If you have a genuine question, please ask it.
Matt,
I think Ty has asked a genuine question, so I'll repeat it.
You can read the essay excerpted from JTAS, an essay which explicitly describes the design philosophy behind Traveller. (Please note the essay refers to Traveller and not to the OTU.)
Given that essay, can you claim that Mongoose adhered to the philosophy stated in it when producing Mercenary for MgT?
My position is that they can still use the same rules system.
By all means yes. A Star Trek and Star Wars setting can use the same rules.
Here's the kicker: Mongoose hasn't produced those rules yet. All you have is something changed too much to be called Traveller and something changed too little to be actually generic.
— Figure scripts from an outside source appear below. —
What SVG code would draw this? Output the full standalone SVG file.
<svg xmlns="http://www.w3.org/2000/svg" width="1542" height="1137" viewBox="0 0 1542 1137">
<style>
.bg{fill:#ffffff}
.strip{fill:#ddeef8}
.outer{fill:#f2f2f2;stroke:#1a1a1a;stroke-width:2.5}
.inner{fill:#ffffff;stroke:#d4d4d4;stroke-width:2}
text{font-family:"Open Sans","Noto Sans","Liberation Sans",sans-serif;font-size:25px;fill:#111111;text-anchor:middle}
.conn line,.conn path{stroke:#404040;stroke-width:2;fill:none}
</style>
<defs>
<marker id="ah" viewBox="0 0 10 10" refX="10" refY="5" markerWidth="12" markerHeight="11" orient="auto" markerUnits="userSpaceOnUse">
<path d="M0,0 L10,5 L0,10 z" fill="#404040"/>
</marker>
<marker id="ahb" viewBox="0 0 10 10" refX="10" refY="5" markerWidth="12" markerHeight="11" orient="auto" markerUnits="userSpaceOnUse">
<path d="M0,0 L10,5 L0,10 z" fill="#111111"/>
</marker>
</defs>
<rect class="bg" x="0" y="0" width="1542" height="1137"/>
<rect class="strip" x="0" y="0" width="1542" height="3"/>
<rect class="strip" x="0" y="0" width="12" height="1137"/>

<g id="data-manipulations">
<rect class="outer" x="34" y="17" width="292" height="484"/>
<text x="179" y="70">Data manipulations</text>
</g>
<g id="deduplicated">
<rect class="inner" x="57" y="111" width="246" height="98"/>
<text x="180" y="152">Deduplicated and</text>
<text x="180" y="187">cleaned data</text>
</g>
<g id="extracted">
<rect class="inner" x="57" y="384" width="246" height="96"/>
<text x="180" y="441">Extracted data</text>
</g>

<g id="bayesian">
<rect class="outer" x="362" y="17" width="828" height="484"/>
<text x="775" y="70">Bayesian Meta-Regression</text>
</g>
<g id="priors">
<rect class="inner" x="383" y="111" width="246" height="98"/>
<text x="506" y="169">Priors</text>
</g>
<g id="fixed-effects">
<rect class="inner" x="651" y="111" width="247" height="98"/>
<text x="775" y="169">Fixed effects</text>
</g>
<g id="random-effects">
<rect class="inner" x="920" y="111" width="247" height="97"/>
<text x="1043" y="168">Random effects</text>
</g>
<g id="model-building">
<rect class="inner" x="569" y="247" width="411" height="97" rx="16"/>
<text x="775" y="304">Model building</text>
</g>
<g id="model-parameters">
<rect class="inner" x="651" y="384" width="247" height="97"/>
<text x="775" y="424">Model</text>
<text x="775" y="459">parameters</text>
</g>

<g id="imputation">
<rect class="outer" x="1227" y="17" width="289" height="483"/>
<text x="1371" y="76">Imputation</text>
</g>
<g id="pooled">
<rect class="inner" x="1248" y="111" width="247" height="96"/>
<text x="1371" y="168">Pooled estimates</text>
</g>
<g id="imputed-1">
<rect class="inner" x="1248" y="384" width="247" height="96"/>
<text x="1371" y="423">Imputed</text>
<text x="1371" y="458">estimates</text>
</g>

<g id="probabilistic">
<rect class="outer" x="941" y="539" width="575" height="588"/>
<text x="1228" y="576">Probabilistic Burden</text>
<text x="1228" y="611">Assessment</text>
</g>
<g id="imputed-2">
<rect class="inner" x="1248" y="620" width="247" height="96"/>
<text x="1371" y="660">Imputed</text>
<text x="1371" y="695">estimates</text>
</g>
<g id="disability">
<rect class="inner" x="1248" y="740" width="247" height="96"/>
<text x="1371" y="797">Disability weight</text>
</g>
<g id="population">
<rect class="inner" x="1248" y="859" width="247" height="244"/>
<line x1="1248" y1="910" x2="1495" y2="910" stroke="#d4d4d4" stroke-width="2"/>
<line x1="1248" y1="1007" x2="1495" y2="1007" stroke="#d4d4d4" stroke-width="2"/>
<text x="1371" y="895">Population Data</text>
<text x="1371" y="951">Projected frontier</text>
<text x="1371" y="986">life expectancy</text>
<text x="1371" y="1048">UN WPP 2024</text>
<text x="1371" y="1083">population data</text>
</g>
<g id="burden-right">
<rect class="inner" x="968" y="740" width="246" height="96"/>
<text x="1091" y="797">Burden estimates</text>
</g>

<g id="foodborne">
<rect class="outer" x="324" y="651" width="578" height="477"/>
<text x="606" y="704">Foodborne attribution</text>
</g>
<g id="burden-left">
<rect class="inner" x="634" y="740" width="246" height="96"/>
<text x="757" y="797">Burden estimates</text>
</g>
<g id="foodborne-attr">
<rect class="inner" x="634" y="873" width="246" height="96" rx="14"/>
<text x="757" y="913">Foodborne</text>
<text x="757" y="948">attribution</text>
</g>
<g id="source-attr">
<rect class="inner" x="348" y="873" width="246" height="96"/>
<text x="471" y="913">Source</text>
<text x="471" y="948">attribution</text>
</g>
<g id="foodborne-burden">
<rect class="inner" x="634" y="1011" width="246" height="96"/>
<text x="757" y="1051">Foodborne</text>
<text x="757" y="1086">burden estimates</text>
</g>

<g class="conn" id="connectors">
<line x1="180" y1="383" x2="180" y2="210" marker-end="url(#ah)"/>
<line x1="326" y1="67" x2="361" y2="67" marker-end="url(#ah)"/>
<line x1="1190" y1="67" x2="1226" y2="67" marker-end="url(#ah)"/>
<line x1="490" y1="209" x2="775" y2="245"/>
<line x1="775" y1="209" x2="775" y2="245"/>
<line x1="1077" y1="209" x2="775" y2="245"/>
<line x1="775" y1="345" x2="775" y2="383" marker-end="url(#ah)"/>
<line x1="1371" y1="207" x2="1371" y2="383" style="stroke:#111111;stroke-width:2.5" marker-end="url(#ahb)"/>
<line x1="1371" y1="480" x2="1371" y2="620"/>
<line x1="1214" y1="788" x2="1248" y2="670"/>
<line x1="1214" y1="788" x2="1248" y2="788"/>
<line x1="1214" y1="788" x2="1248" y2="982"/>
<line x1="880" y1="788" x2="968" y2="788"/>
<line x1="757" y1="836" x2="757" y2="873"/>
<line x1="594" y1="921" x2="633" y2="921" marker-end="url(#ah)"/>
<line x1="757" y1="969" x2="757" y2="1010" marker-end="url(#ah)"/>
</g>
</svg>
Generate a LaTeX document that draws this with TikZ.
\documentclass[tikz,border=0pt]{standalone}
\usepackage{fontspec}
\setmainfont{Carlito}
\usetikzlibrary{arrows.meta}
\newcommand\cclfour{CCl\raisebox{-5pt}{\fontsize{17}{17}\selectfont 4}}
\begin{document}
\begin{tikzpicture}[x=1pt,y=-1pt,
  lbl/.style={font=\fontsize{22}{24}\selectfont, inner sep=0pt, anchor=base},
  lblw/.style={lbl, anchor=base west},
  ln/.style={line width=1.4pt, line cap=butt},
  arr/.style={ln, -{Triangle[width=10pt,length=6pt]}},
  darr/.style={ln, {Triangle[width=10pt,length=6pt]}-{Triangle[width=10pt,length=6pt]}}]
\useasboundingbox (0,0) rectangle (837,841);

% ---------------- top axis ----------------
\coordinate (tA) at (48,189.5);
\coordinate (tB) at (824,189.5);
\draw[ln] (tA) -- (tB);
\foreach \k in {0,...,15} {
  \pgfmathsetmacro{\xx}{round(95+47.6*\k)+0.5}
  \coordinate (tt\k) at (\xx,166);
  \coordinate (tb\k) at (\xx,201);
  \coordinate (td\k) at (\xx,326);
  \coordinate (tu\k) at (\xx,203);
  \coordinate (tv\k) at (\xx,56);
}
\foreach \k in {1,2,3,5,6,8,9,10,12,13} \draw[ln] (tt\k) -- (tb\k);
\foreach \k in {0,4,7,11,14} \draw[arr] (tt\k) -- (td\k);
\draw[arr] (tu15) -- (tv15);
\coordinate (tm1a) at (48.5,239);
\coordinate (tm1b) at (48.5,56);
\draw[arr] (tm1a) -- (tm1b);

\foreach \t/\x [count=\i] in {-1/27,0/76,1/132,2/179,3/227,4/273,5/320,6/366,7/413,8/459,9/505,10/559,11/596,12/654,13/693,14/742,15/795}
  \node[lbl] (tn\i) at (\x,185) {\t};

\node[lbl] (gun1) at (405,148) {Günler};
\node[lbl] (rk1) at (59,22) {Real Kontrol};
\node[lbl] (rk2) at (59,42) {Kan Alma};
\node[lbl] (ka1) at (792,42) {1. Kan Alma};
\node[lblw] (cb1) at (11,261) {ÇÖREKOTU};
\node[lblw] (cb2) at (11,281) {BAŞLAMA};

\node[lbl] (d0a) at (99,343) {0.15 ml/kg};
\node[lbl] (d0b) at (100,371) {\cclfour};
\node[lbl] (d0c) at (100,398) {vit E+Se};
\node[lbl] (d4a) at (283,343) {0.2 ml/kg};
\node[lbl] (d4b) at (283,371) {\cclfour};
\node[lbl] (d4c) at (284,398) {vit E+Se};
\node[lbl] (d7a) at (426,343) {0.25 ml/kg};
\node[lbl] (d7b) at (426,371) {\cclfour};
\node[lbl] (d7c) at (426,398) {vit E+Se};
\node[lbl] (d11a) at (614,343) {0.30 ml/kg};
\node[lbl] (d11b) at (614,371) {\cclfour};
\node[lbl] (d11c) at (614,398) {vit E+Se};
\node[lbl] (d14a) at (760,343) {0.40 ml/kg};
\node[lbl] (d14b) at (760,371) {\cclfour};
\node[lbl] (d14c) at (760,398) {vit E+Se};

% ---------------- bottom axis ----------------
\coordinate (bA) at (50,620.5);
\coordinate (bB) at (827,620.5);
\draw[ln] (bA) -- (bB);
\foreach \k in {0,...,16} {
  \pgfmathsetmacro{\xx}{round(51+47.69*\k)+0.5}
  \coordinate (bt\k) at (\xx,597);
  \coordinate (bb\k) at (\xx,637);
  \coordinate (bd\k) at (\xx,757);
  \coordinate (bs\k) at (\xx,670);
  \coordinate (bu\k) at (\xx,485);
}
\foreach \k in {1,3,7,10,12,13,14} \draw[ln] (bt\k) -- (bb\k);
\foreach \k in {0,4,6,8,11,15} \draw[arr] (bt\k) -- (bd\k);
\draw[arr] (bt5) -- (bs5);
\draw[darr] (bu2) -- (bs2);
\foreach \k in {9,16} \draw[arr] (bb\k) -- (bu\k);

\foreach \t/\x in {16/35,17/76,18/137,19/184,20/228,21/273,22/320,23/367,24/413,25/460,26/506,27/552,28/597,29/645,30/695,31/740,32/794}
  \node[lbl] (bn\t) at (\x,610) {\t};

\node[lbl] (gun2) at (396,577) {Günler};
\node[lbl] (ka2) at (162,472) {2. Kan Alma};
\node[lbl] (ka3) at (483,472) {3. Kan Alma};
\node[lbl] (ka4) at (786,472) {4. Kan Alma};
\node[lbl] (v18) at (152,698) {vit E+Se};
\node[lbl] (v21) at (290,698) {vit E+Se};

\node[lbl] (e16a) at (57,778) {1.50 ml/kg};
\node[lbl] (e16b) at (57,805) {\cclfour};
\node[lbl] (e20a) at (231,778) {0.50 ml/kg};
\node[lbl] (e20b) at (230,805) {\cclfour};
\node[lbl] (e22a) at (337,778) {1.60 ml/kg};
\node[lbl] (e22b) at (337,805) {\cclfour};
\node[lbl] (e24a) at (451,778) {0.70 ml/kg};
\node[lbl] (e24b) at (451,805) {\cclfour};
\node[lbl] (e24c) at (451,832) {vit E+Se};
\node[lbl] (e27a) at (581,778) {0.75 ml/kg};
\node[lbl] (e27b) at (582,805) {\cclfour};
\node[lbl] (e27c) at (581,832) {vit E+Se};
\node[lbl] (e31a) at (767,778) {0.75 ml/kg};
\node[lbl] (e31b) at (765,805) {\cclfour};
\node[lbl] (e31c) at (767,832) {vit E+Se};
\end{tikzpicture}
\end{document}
If we (and here I mean you and I, as well as anyone else wanting to join in) cannot agree that Traveller does not automatically have to equal OTU, then we will have to agree to disagree.
Traveller doesn't automatically equate the OTU. Traveller does automatically equate certain technologies, technological assumptions, and design philosophies. While we can argue whether MgT has adhered to the first two, it's manifestly self-evident that MgT completely ignored the third. All you need do is compare Mercenary with the JTAS essay.
However, can you not see in your mind's eye, some player, somewhere, playing in the Marches, or beyond, and coming across some 'weird' alien tech, maybe buried in dusty ruins, or maybe in the hands of a raiding party who have little idea of where it comes from or how it really works? Is that really beyond possibility in the games we play?
That's a mcguffin, not a rule. That's an item given or withdraw solely by GM fiat and not something with a purchase price on a weapons table.
It is just one tool. May come in handy in one game, may never be used and be destined to lie at the bottom of the tool box for years to come.
It's more likely to lurk forever and unexplained in the game like a living frog found in a limestone block, wholly out of place, out of character, and out of sync with the weapon design philosophy expressed for Traveller in JTAS.
Then again, it may be the favoured tool of the guy playing just a few blocks down from you.
It takes all sorts, as they say, and we are more interested in seeing where the game can take us (creatively speaking), as opposed to following just one path, however well-trodden.
You want new paths? Then create them. Use Traveller to produce a truly generic set of sci-fi RPG rules. Do the actual work, don't just rely on the nameplate because the nameplate implies a certain range of things.